3. The electronic candle with a highly simulated flame effect according to claim 2, wherein the swinging device comprises:

horizontal shafts, formed by two pins of the LED lamp bead vertically penetrating into the accommodating chamber and bent to two outer sides separately, wherein the two horizontal shafts on the two sides are provided concentrically;

a support frame, provided in the accommodating chamber and comprising two vertical metal sheets opposite to each other on the left and right, and a support slot formed in an upper part of each of the metal sheets, wherein the two horizontal shafts removably pass through the support slots on the two sides, respectively;

a counterweight assembly, comprising a columnar body suspended and fixed to the two pins and a magnetic member fixed to the bottom of the columnar body, wherein the center of gravity of the counterweight assembly is located on the vertical central axis of the flame head; and

a printed circuit board (PCB), horizontally provided at the bottom of the counterweight assembly and electrically connected to bottom ends of the two metal sheets by welding, wherein the PCB is provided with a control chip for controlling operation of the first light-emitting chip and the second light-emitting chip, and an electromagnetic coil provided correspondingly under the magnetic member for driving the magnetic member to swing.

4. The electronic candle with a highly simulated flame effect according to claim 3, wherein the support frame further comprises a plastic frame, and the plastic frame comprises a bottom plate and two vertical slots extending vertically from the bottom plate; and the metal sheet is inserted and fixed in the vertical slot, and the PCB is fixedly clamped to the bottom plate.

5. The electronic candle with a highly simulated flame effect according to claim 3, wherein the columnar body comprises two parts fixed to each other, and the columnar body has an axial hole for the pin to pass through and a radial hole that is located between bonding surfaces of the two parts and in communication with the axial hole for clamping the horizontal shaft.

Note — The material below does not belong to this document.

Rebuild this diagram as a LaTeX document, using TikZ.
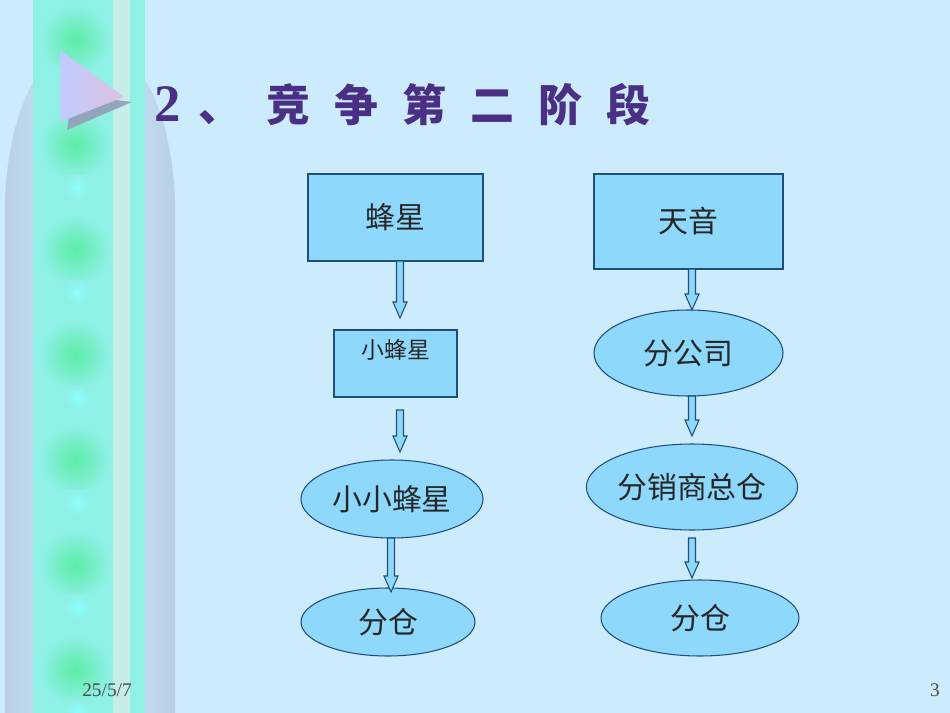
\documentclass[tikz,border=0pt]{standalone}
\usepackage{fontspec}
\setmainfont{Liberation Serif}
\newfontfamily\cjk{Noto Sans CJK SC}
\usetikzlibrary{shapes.geometric,calc}
\definecolor{bgblue}{HTML}{CCEBFD}
\definecolor{boxfill}{HTML}{8ED8FC}
\definecolor{boxline}{HTML}{1F4E79}
\definecolor{titlecol}{HTML}{4A2F85}
\definecolor{stripgray}{HTML}{A9C3DE}
\definecolor{stripcyan}{HTML}{8FF0E6}
\definecolor{stripgreen}{HTML}{5CEDA6}
\newdimen\px \px=0.02cm
\tikzset{
  box/.style={draw=boxline, fill=boxfill, line width=0.6pt, rectangle, inner sep=0pt},
  oval/.style={draw=boxline, fill=boxfill, line width=0.6pt, ellipse, inner sep=0pt},
  label/.style={font=\cjk\fontsize{17}{17}\selectfont, text=black!85},
  blockarrow/.style={draw=boxline, fill=boxfill, line width=0.6pt},
}
% hollow block arrow between two named coordinates (vertical)
\newcommand{\blockarrow}[2]{%
  \draw[blockarrow] let \p1=(#1), \p2=(#2) in
    (\x1-3.5\px,\y1) -- (\x1+3.5\px,\y1) -- (\x1+3.5\px,\y2+16\px) -- (\x1+7\px,\y2+16\px)
    -- (\x1,\y2) -- (\x1-7\px,\y2+16\px) -- (\x1-3.5\px,\y2+16\px) -- cycle;}
\newcommand{\tsp}{\hspace{0.55em}}
\begin{document}
\begin{tikzpicture}[x=0.02cm, y=-0.02cm]
  \fill[bgblue] (0,0) rectangle (950,713);
  \useasboundingbox (0,0) rectangle (950,713);
  % left decoration
  \shade[left color=stripgray!80, right color=stripgray!80, middle color=bgblue]
    (5,713) -- (5,200) .. controls (10,80) and (60,40) .. (90,40)
    .. controls (120,40) and (170,80) .. (175,200) -- (175,713) -- cycle;
  \fill[stripcyan] (33,0) rectangle (145,713);
  \foreach \y in {0,105,...,700}{
    \shade[inner color=stripgreen, outer color=stripcyan] (40,\y+5) rectangle (110,\y+75);
    \shade[inner color=cyan!45, outer color=stripcyan] (65,\y+70) rectangle (90,\y+95);
  }
  \fill[white!70!pink, opacity=0.5] (113,0) rectangle (130,713);
  \fill[stripgray!80!black!90] (67,130) -- (132,102) -- (72,95) -- cycle;
  \shade[left color=cyan!20!blue!25, right color=violet!25] (60,50) -- (124,97) -- (60,122) -- cycle;
  % title
  \node[anchor=west, text=titlecol, font=\cjk\bfseries\fontsize{25}{25}\selectfont] (title) at (148,105)
    {{\rmfamily\fontsize{30}{30}\selectfont 2}\hspace{0.4em}、\tsp 竞\tsp 争\tsp 第\tsp 二\tsp 阶\tsp 段};
  % left column
  \node[box, minimum width=175\px, minimum height=87\px, label] (feng) at (395.5,217.5) {蜂星};
  \node[box, minimum width=123\px, minimum height=67\px] (xfeng) at (395.5,363.5) {};
  \node[font=\cjk\fontsize{13}{13}\selectfont, text=black!85] (xfengt) at (396,350) {小蜂星};
  \node[oval, minimum width=182\px, minimum height=78\px, label] (xxfeng) at (392,499) {小小蜂星};
  \node[oval, minimum width=174\px, minimum height=68\px, label] (cangl) at (388,622) {分仓};
  % right column
  \node[box, minimum width=189\px, minimum height=95\px, label] (tian) at (688.5,221.5) {天音};
  \node[oval, minimum width=189\px, minimum height=86\px, label] (fgs) at (688.5,353) {分公司};
  \node[oval, minimum width=182\px, minimum height=86\px, label] (zc) at (692,487) {分销商总仓};
  \node[oval, minimum width=198\px, minimum height=76\px, label] (cangr) at (700,618) {分仓};
  % arrow ends
  \coordinate (a1) at (400,261); \coordinate (b1) at (400,318);
  \coordinate (a2) at (400,410); \coordinate (b2) at (400,452);
  \coordinate (a3) at (391,538); \coordinate (b3) at (391,592);
  \coordinate (a4) at (692,269); \coordinate (b4) at (692,310);
  \coordinate (a5) at (692,396); \coordinate (b5) at (692,436);
  \coordinate (a6) at (692,538); \coordinate (b6) at (692,578);
  \foreach \i in {1,...,6}{\blockarrow{a\i}{b\i}}
  % footer
  \node[font=\fontsize{11}{11}\selectfont, text=black!70] (date) at (107,690) {25/5/7};
  \node[font=\fontsize{11}{11}\selectfont, text=black!70] (page) at (935,690) {3};
\end{tikzpicture}
\end{document}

6. The electronic candle with a highly simulated flame effect according to claim 5, wherein a limiting column parallel to the horizontal shaft and used for limiting a range of horizontal movement of the columnar body also extends from each of two sides of the columnar body.

7. The electronic candle with a highly simulated flame effect according to claim 1, wherein the translucent lampshade is cylindrical and adapted to be sleeved over the peripheral wall of the housing and has a top end above the flame head, and the raster texture is distributed at least in a part of the translucent lampshade beyond the top wall of the housing.

8. The electronic candle with a highly simulated flame effect according to claim 1, wherein the translucent lampshade is in a shape of a flame and has the bottom fixed to a center of the top wall of the housing, and there is a gap space between an inner wall of the translucent lampshade and an outer peripheral wall of the flame head.

9. The electronic candle with a highly simulated flame effect according to claim 1, wherein the raster texture has a slit width of 0.5 mm and a depth of 0.07 mm.